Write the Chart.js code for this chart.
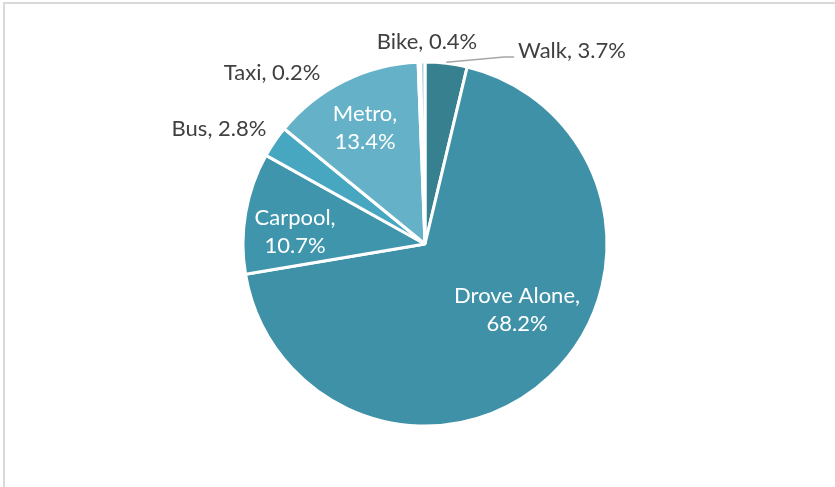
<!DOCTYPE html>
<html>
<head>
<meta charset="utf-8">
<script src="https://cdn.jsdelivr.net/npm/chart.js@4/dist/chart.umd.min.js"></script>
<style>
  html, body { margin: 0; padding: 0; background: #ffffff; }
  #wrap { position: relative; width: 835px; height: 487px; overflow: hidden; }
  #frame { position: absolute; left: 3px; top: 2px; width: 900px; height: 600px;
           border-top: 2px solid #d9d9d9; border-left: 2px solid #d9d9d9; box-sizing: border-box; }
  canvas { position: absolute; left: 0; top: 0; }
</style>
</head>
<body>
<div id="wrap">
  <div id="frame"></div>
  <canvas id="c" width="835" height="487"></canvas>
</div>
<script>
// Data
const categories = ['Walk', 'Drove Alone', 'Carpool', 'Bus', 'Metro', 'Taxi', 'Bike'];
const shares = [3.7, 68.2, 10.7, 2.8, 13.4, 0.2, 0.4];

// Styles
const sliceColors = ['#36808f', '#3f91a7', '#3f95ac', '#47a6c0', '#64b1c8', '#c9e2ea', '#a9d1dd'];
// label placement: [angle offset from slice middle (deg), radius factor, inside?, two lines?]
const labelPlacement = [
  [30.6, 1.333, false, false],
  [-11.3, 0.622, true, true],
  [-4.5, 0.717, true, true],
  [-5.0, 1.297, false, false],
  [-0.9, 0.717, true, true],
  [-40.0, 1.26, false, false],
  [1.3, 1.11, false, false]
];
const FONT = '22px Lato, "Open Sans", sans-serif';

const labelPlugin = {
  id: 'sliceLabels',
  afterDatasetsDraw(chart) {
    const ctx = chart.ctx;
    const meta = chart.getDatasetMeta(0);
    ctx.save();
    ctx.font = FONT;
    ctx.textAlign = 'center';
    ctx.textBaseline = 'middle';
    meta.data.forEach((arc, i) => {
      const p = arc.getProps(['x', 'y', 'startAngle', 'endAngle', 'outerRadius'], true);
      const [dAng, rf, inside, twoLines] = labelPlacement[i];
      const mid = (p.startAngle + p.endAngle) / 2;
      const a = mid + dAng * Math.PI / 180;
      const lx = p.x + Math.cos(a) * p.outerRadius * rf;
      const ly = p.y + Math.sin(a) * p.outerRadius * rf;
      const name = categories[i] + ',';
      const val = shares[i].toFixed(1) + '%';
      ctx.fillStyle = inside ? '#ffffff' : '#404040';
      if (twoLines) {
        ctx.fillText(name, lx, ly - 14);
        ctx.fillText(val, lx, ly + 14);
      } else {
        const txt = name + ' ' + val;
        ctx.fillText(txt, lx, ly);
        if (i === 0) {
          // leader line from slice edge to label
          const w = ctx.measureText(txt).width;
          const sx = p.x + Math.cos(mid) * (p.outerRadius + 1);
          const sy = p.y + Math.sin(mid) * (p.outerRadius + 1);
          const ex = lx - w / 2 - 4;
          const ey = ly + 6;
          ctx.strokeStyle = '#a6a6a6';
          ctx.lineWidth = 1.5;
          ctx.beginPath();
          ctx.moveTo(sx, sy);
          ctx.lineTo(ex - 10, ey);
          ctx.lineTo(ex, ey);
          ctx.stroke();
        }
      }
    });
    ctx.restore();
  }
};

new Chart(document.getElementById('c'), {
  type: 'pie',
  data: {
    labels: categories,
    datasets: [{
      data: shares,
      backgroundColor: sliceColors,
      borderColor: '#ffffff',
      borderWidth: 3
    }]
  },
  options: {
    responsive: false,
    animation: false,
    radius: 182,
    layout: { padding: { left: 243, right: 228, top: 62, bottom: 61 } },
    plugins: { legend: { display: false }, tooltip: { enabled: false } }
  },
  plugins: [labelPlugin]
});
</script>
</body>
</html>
::::
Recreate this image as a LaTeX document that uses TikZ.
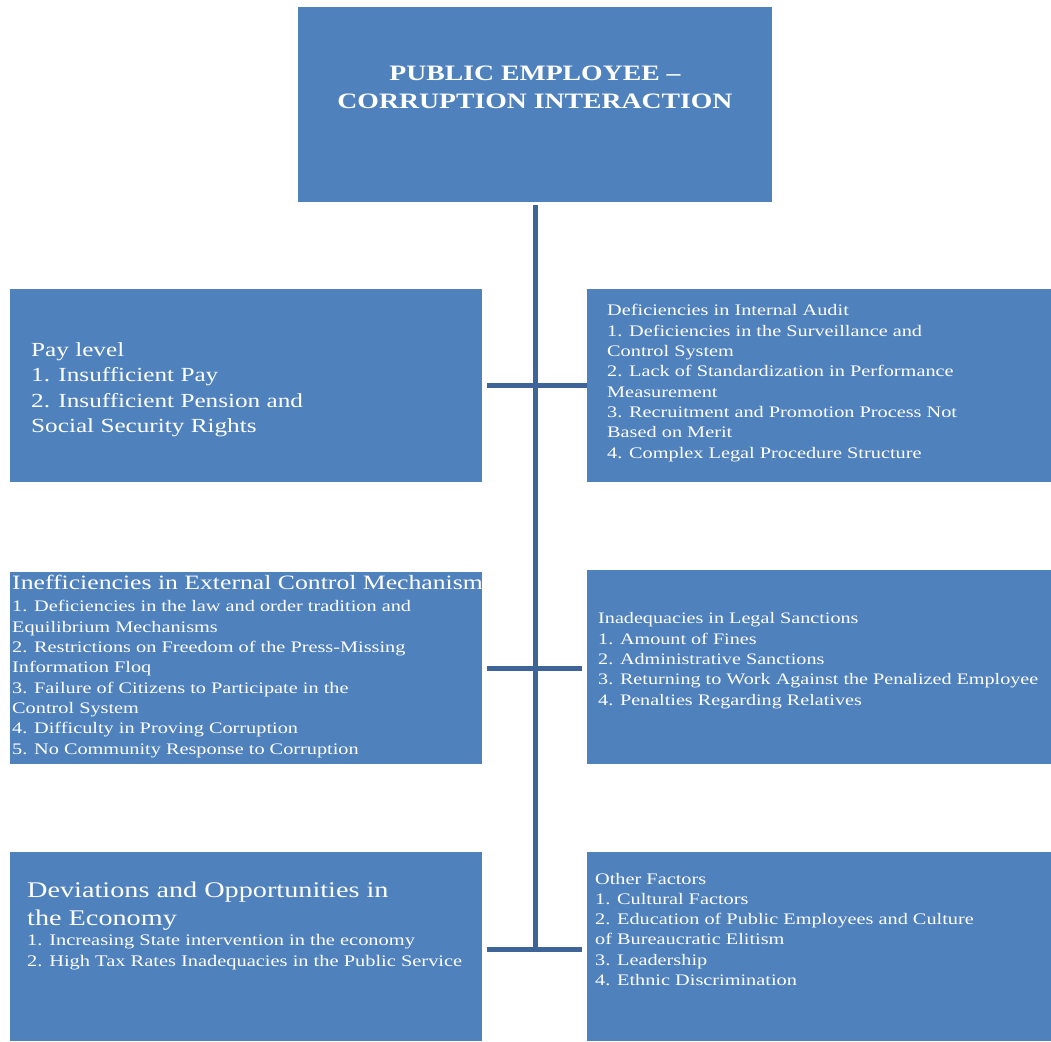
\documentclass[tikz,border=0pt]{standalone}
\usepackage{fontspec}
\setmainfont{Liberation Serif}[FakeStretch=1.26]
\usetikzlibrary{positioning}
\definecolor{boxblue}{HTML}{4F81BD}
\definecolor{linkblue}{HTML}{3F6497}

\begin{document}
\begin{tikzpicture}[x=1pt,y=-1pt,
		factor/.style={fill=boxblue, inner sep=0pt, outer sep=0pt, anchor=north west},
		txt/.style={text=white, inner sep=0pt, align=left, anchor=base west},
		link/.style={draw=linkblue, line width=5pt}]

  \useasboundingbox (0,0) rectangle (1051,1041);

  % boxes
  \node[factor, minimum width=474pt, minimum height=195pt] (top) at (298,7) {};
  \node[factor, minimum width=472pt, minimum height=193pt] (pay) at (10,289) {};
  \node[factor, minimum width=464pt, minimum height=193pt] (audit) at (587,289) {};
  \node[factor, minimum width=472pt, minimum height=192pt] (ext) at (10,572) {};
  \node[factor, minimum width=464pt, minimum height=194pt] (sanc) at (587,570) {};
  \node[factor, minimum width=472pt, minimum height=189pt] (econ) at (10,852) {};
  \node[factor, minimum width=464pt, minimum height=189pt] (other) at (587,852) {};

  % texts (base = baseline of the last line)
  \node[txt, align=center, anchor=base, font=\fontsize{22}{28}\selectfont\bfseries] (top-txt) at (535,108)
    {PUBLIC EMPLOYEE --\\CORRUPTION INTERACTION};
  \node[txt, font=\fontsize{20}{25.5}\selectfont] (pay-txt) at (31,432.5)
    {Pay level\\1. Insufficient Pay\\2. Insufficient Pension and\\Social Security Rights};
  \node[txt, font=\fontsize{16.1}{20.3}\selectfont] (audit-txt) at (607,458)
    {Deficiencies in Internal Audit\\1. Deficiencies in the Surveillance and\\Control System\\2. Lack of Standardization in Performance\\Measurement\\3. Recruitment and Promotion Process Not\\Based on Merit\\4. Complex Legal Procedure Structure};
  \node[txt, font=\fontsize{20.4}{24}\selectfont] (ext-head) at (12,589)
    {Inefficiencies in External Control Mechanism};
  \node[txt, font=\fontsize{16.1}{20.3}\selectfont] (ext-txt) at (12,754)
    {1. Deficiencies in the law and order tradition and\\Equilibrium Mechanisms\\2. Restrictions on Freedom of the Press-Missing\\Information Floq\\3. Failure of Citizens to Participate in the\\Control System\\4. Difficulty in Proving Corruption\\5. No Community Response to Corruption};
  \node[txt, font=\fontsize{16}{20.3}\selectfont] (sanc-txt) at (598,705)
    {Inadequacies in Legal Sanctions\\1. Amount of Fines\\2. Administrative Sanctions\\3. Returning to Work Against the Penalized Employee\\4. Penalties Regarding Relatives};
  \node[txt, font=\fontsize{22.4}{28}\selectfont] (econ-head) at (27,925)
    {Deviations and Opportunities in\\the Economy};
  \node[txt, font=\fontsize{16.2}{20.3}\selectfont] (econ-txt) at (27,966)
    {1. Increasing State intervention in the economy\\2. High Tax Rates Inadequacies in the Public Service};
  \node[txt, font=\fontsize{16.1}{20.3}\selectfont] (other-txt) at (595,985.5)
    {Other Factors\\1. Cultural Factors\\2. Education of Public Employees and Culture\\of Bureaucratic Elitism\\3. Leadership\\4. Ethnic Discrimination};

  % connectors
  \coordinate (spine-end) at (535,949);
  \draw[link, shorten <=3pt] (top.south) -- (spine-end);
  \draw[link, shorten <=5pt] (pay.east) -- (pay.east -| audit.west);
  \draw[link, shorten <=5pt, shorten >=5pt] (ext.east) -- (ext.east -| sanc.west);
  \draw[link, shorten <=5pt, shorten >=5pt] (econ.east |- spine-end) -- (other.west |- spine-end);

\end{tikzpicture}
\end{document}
::::
Exercise aim> All lines above starting at the one with "Recreate this image" and ending at the one with "(0,0) rectangle (1051,1041);", inclusive, are to be printed again exactly, with the pictures left out.

Response below>
Recreate this image as a LaTeX document that uses TikZ.
\documentclass[tikz,border=0pt]{standalone}
\usepackage{fontspec}
\setmainfont{Liberation Serif}[FakeStretch=1.26]
\usetikzlibrary{positioning}
\definecolor{boxblue}{HTML}{4F81BD}
\definecolor{linkblue}{HTML}{3F6497}

\begin{document}
\begin{tikzpicture}[x=1pt,y=-1pt,
		factor/.style={fill=boxblue, inner sep=0pt, outer sep=0pt, anchor=north west},
		txt/.style={text=white, inner sep=0pt, align=left, anchor=base west},
		link/.style={draw=linkblue, line width=5pt}]

  \useasboundingbox (0,0) rectangle (1051,1041);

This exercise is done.